Education has long been the most reliable pathway for social mobility within Kerala’s Muslim community, yet access, continuity, and outcomes remain uneven across income groups and regions. While many families value education deeply, structural barriers such as financial stress, first-generation learner challenges, language gaps, and limited guidance often prevent students from realising their full potential. As Kerala moves toward 2047, a focused education equity, scholarship, and first-generation learner support program is essential to convert aspiration into sustained academic and professional success.
A significant share of Muslim students in Kerala are first-generation learners, meaning they are the first in their families to enter higher secondary education, college, or professional courses. These students face challenges that go beyond tuition fees. Lack of academic guidance at home, unfamiliarity with institutional systems, confidence gaps, and pressure to contribute to household income all affect performance and retention. Addressing these invisible barriers is as important as financial assistance.
The foundation of this program lies in early identification and continuous support. Students with academic potential must be identified at school level, particularly during upper primary and high school years. Early mentoring helps students make informed subject choices, prepare for competitive exams, and understand long-term pathways. Timely intervention prevents talent loss due to poor decisions made under pressure or misinformation.
Scholarships remain a central pillar, but their design must evolve. Instead of fragmented, one-time awards, the program promotes multi-year scholarships linked to performance, attendance, and mentoring participation. Predictable financial support reduces anxiety and allows students to focus on learning rather than survival. Scholarships should cover not only tuition but also books, digital access, accommodation, and exam-related expenses.
First-generation learner support goes beyond money. Academic bridging programs help students adapt to new learning environments, especially during transitions from school to college. Workshops on study techniques, academic writing, time management, and examination strategies build confidence and competence. Peer learning groups reduce isolation and create shared accountability.
Language support is critical for equity. Many capable students struggle because of limited exposure to academic English or technical terminology. Targeted language enhancement programs integrated with subject learning improve comprehension without stigmatisation. Strengthening Malayalam academic literacy alongside English ensures clarity of thought and expression.
Career guidance and counselling are integrated throughout the education journey. Students often choose courses without understanding employability trends, further study options, or skill requirements. Structured guidance helps align individual strengths with realistic opportunities. Exposure to professionals, campus visits, and internships broadens horizons and reduces dropout due to disillusionment.
Hostel and accommodation support is particularly important for students from rural or coastal Muslim communities who migrate to towns and cities for education. Safe, affordable housing near educational institutions reduces travel stress and dropout risk, especially for women students. Well-managed hostels also create supportive academic environments.

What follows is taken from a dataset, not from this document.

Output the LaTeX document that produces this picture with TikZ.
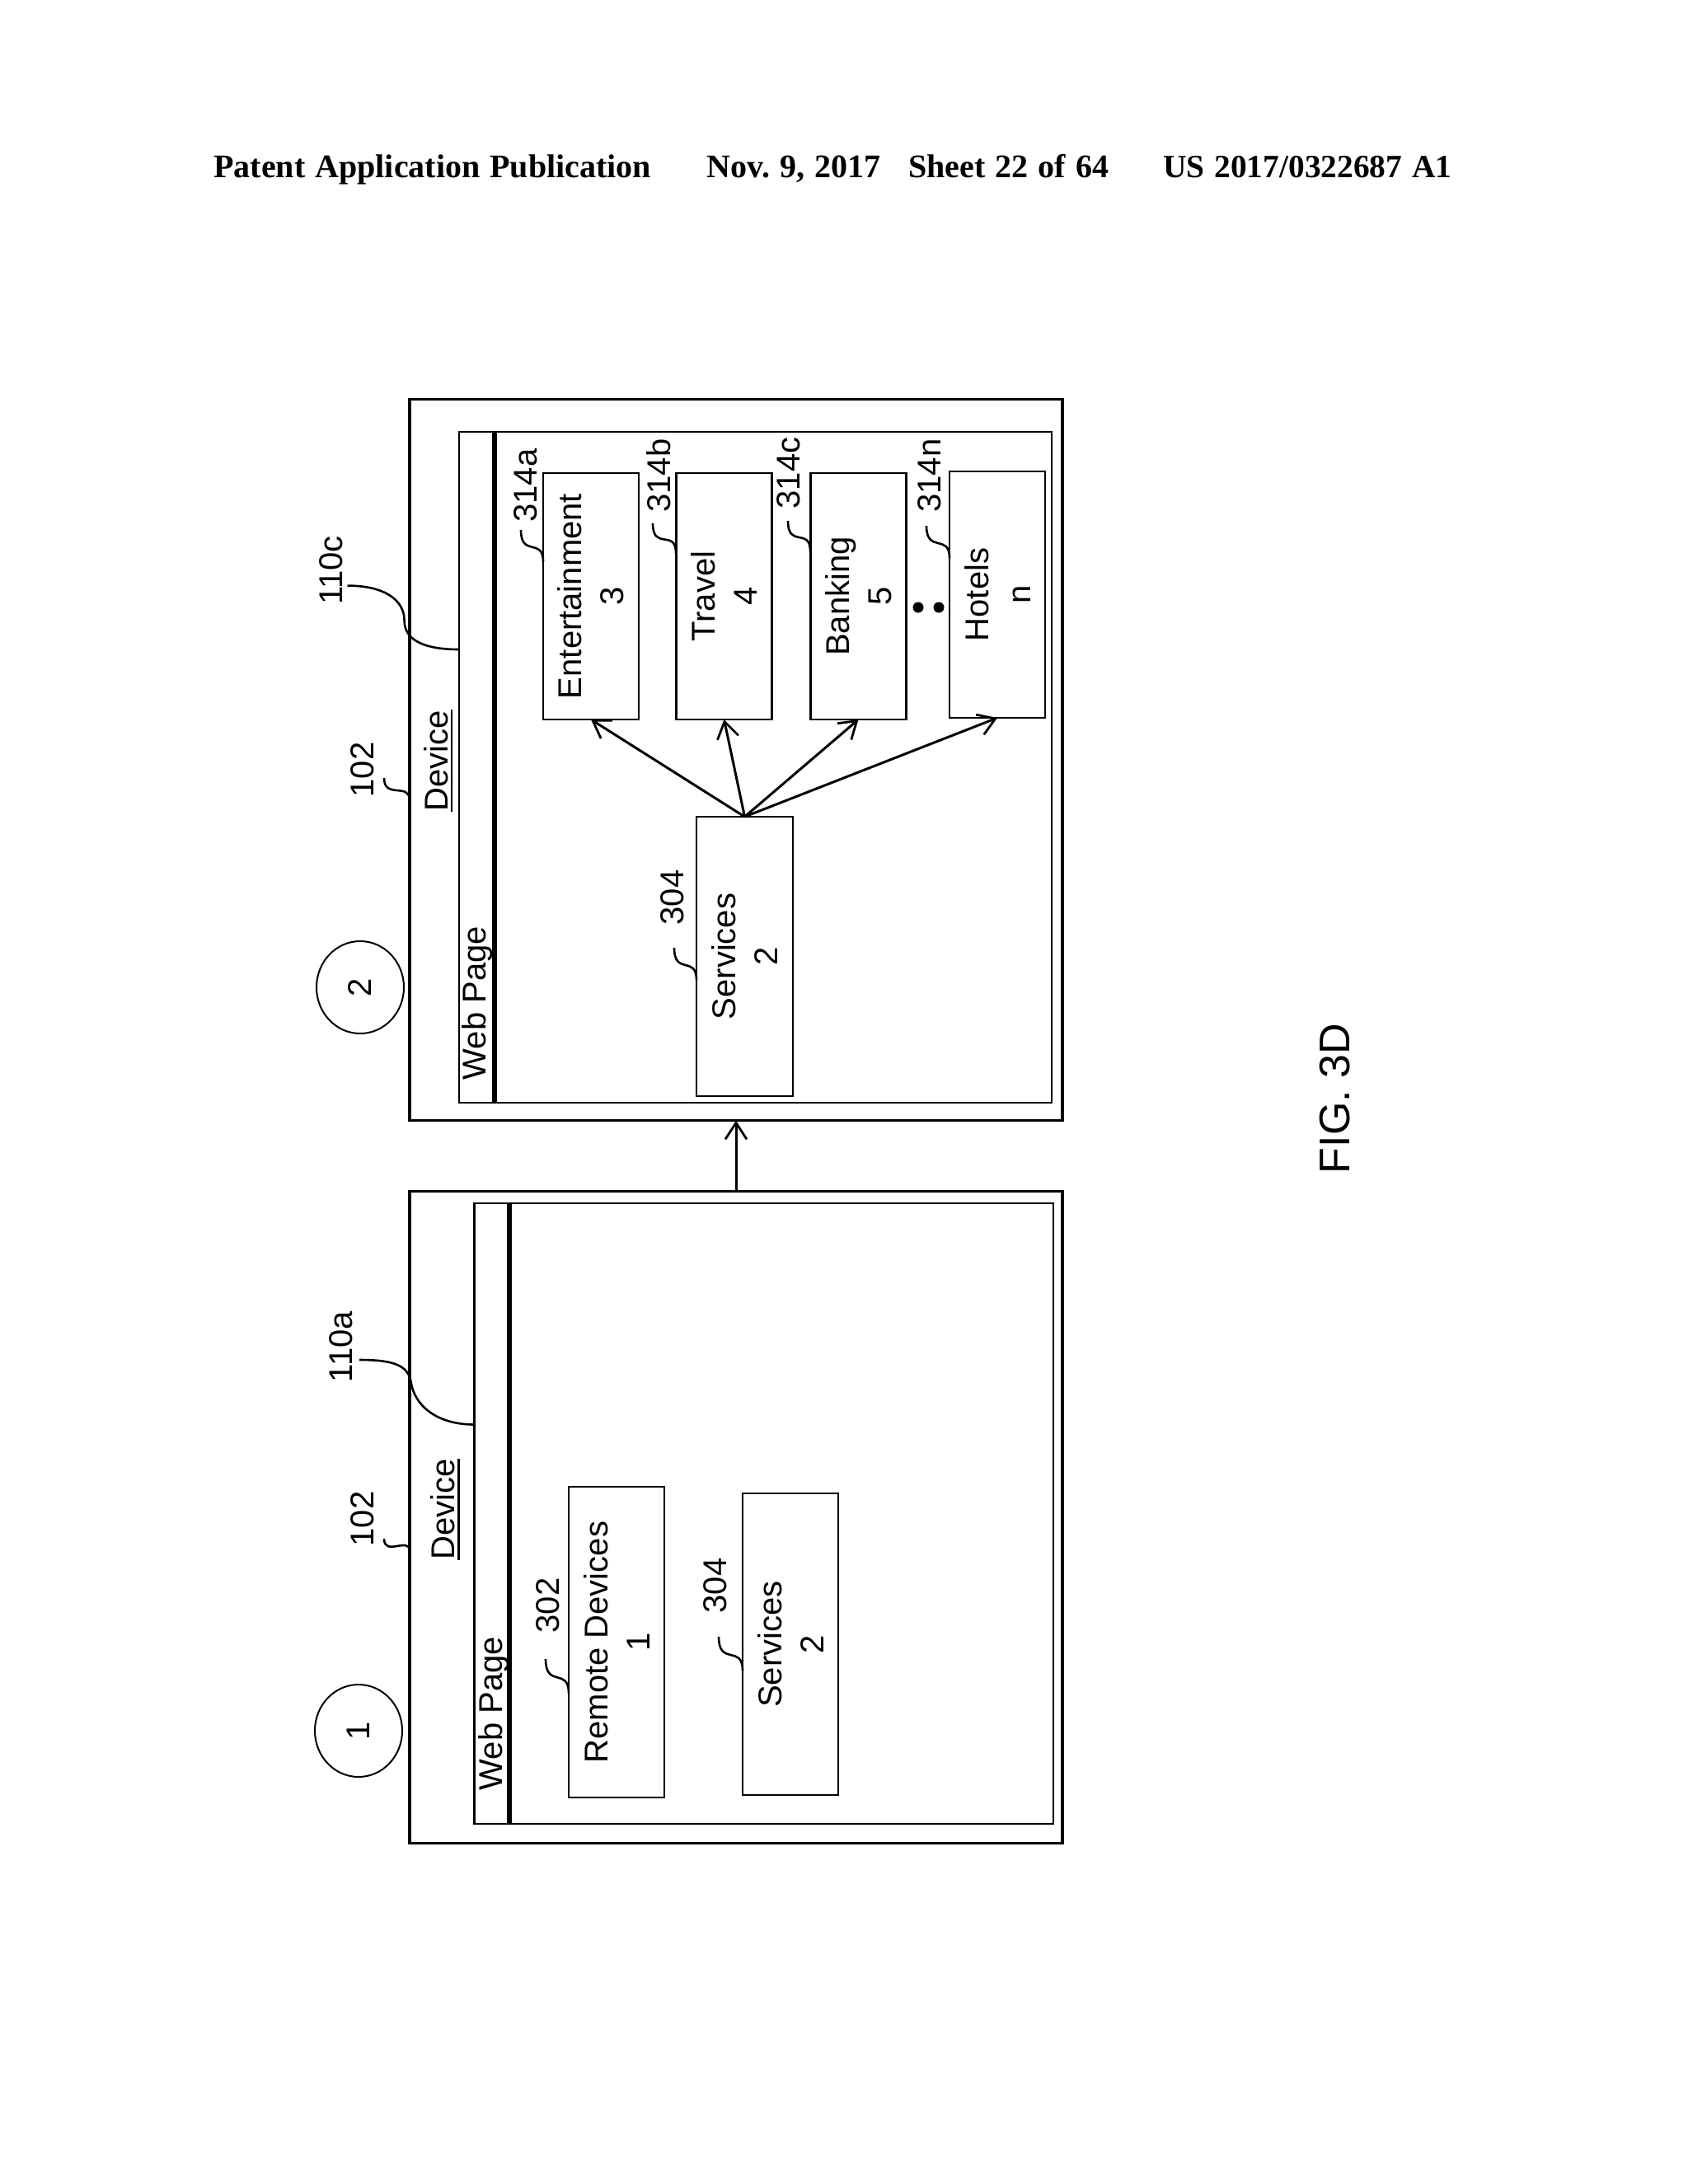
\documentclass[tikz,border=0pt]{standalone}
\usepackage{fontspec}
\setmainfont{Liberation Sans}
\newfontfamily\hdrfont{Liberation Serif}[BoldFont={Liberation Serif Bold},WordSpace=1.2]
\usetikzlibrary{arrows.meta,shapes.geometric}
\tikzset{
  panel/.style={draw,line width=1.6pt,inner sep=0pt,outer sep=0pt},
  webbox/.style={draw,line width=1.2pt,inner sep=0pt,outer sep=0pt},
  item/.style={draw,line width=1.2pt,inner sep=0pt,outer sep=0pt,rotate=90,align=center,font=\fontsize{20}{25.5}\selectfont},
  rtext/.style={rotate=90,inner sep=0pt,font=\fontsize{20}{23}\selectfont},
  stepcircle/.style={ellipse,draw,line width=1pt,inner sep=0pt,rotate=90,font=\fontsize{20}{23}\selectfont},
  bar/.style={line width=2.8pt},
  leader/.style={line width=1.3pt},
  underrule/.style={line width=1.1pt},
  conn/.style={line width=1.5pt,-{Straight Barb[length=10pt,width=13pt,line width=1.4pt]}},
  hdr/.style={anchor=base west,inner sep=0pt,font=\hdrfont\bfseries\fontsize{20}{23}\selectfont\frenchspacing},
  dotmark/.style={circle,fill,inner sep=0pt,minimum size=6.5pt}
}
\begin{document}
\begin{tikzpicture}[x=0.5pt,y=-0.5pt]
\useasboundingbox (0,0) rectangle (2048,2650);
% header
\node[hdr] (h1) at (259,215) {Patent Application Publication};
\node[hdr] (h2) at (857,215) {Nov. 9, 2017};
\node[hdr] (h3) at (1102,215) {Sheet 22 of 64};
\node[hdr,font=\hdrfont\bfseries\fontsize{19.7}{23}\selectfont\frenchspacing] (h4) at (1411,215) {US 2017/0322687 A1};
% top panel (step 2)
\node[panel,minimum width=396pt,minimum height=437.75pt] (dev2) at (893,922) {};
\node[webbox,minimum width=359.5pt,minimum height=407pt] (web2) at (916.5,931) {};
\coordinate (bar2a) at (600,524); \coordinate (bar2b) at (600,1338);
\draw[bar] (bar2a) -- (bar2b);
\node[stepcircle,minimum width=56pt,minimum height=53pt] (c2) at (437,1198) {2};
\node[rtext] (l110c) at (402,692) {110c};
\node[rtext] (l102b) at (440,934) {102};
\node[rtext] (tdev2) at (529,923) {Device};
\draw[underrule] ([xshift=2pt]tdev2.south west) -- ([xshift=2pt]tdev2.south east);
\node[rtext] (tweb2) at (579,1217) {Web Page};
\node[item,minimum width=149.5pt,minimum height=58pt] (ent) at (717,723.5) {Entertainment\\3};
\node[item,minimum width=149.5pt,minimum height=58pt] (trav) at (878.5,723.5) {Travel\\4};
\node[item,minimum width=149.5pt,minimum height=58pt] (bank) at (1041.5,723.5) {Banking\\5};
\node[item,minimum width=149.5pt,minimum height=58pt] (hot) at (1210,721.5) {Hotels\\n};
\node[item,minimum width=169.5pt,minimum height=58.5pt] (svc2) at (903.5,1160.5) {Services\\2};
\node[rtext] (l304b) at (815.5,1089) {304};
\node[rtext] (l314a) at (638,589) {314a};
\node[rtext] (l314b) at (799,577) {314b};
\node[rtext] (l314c) at (957,574) {314c};
\node[rtext] (l314n) at (1128,577) {314n};
\node[dotmark] (d1) at (1114,737) {};
\node[dotmark] (d2) at (1139,737) {};
\draw[conn] (svc2.east) -- (ent.west);
\draw[conn] (svc2.east) -- (trav.west);
\draw[conn] (svc2.east) -- (bank.west);
\draw[conn] (svc2.east) -- (hot.west);
% bottom panel (step 1)
\node[panel,minimum width=396pt,minimum height=395.25pt] (dev1) at (893,1841) {};
\node[webbox,minimum width=351.25pt,minimum height=376.5pt] (web1) at (926.75,1836.7) {};
\coordinate (bar1a) at (618,1460); \coordinate (bar1b) at (618,2213);
\draw[bar] (bar1a) -- (bar1b);
\node[stepcircle,minimum width=56pt,minimum height=53pt] (c1) at (435,2100) {1};
\node[rtext] (l110a) at (414,1634) {110a};
\node[rtext] (l102a) at (440,1843) {102};
\node[rtext] (tdev1) at (537.5,1831.5) {Device};
\draw[underrule] ([xshift=2pt]tdev1.south west) -- ([xshift=2pt]tdev1.south east);
\node[rtext] (tweb1) at (599,2079) {Web Page};
\node[item,minimum width=188.5pt,minimum height=58pt] (rem) at (748,1992.5) {Remote Devices\\1};
\node[item,minimum width=183pt,minimum height=58pt] (svc1) at (959,1995) {Services\\2};
\node[rtext] (l302) at (665,1948) {302};
\node[rtext] (l304a) at (868,1924) {304};
\draw[conn] (dev1.north) -- (dev2.south);
% fig label
\node[rtext,font=\fontsize{26}{30}\selectfont] (fig) at (1620,1333) {FIG. 3D};
% leaders
\coordinate (a110c) at (421.5,710.6); \coordinate (m110c) at (490.6,753); \coordinate (b110c) at (web2.west |- 0,788);
\draw[leader] (a110c) .. controls +(45,0) and +(0,-25) .. (m110c) .. controls +(0,25) and +(-40,0) .. (b110c);
\coordinate (a110a) at (436,1650); \coordinate (m110a) at (498.5,1676); \coordinate (b110a) at (web1.west |- 0,1728.5);
\draw[leader] (a110a) .. controls +(40,0) and +(-4,-20) .. (m110a) .. controls +(4,30) and +(-45,0) .. (b110a);
\coordinate (a102b) at (466,944); \coordinate (b102b) at (dev2.west |- 0,971);
\draw[leader] (a102b) .. controls +(0,26) and +(0,-22) .. (b102b);
\coordinate (a102a) at (466,1867); \coordinate (b102a) at (dev1.west |- 0,1882);
\draw[leader] (a102a) .. controls +(0,22) and +(0,-18) .. (b102a);
\coordinate (a314a) at (632,643); \coordinate (b314a) at (659,681.5);
\draw[leader] (a314a) .. controls +(0,34) and +(0,-30) .. (b314a);
\coordinate (a314b) at (792,635); \coordinate (b314b) at (820,671);
\draw[leader] (a314b) .. controls +(0,34) and +(0,-30) .. (b314b);
\coordinate (a314c) at (956,632); \coordinate (b314c) at (983,669);
\draw[leader] (a314c) .. controls +(0,34) and +(0,-30) .. (b314c);
\coordinate (a314n) at (1124,638); \coordinate (b314n) at (1152,677);
\draw[leader] (a314n) .. controls +(0,34) and +(0,-30) .. (b314n);
\coordinate (a304b) at (818,1150); \coordinate (b304b) at (845,1189);
\draw[leader] (a304b) .. controls +(0,34) and +(0,-30) .. (b304b);
\coordinate (a302) at (662,2013); \coordinate (b302) at (690,2054.5);
\draw[leader] (a302) .. controls +(0,36) and +(0,-32) .. (b302);
\coordinate (a304a) at (872,1986); \coordinate (b304a) at (901,2027);
\draw[leader] (a304a) .. controls +(0,36) and +(0,-32) .. (b304a);
\end{tikzpicture}
\end{document}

Parental engagement strengthens outcomes. First-generation learners often face family pressure to prioritise short-term income over long-term education. Awareness programs help parents understand the economic value of education and the importance of persistence during difficult phases. When families become allies rather than obstacles, student resilience increases.
Women’s education receives focused attention within this program. Scholarships, mentoring, and safety-focused infrastructure ensure continuity beyond secondary education. Supporting women through professional and postgraduate studies has multiplier effects on household health, income stability, and future generations’ aspirations.
Institutional partnerships enhance reach and quality. Collaboration with schools, colleges, universities, coaching centres, and civil society organisations allows resource pooling and avoids duplication. Data-sharing agreements, with appropriate safeguards, enable tracking of student progress and early identification of risk factors.
Technology supports scale and transparency. Digital platforms for scholarship applications, mentoring interactions, progress tracking, and grievance redressal reduce administrative barriers. Data-driven insights help refine interventions and allocate resources where they are most effective.
Accountability and outcome measurement are essential. Success must be tracked not just through enrolment numbers, but through retention, completion rates, employability, and postgraduate progression. Continuous evaluation ensures that support mechanisms remain responsive to changing needs.
From a Kerala Vision 2047 perspective, education equity strengthens human capital and social cohesion. It ensures that economic growth is driven by talent rather than inherited advantage. For the Muslim community, it breaks intergenerational cycles of limitation and replaces them with trajectories of confidence and contribution.
By 2047, success would be visible in a strong pipeline of Muslim graduates across disciplines, reduced dropout rates, higher representation in professional and research fields, and families for whom higher education has become a stable norm rather than an exception. Education would stand not just as personal achievement, but as a shared community investment in Kerala’s collective future.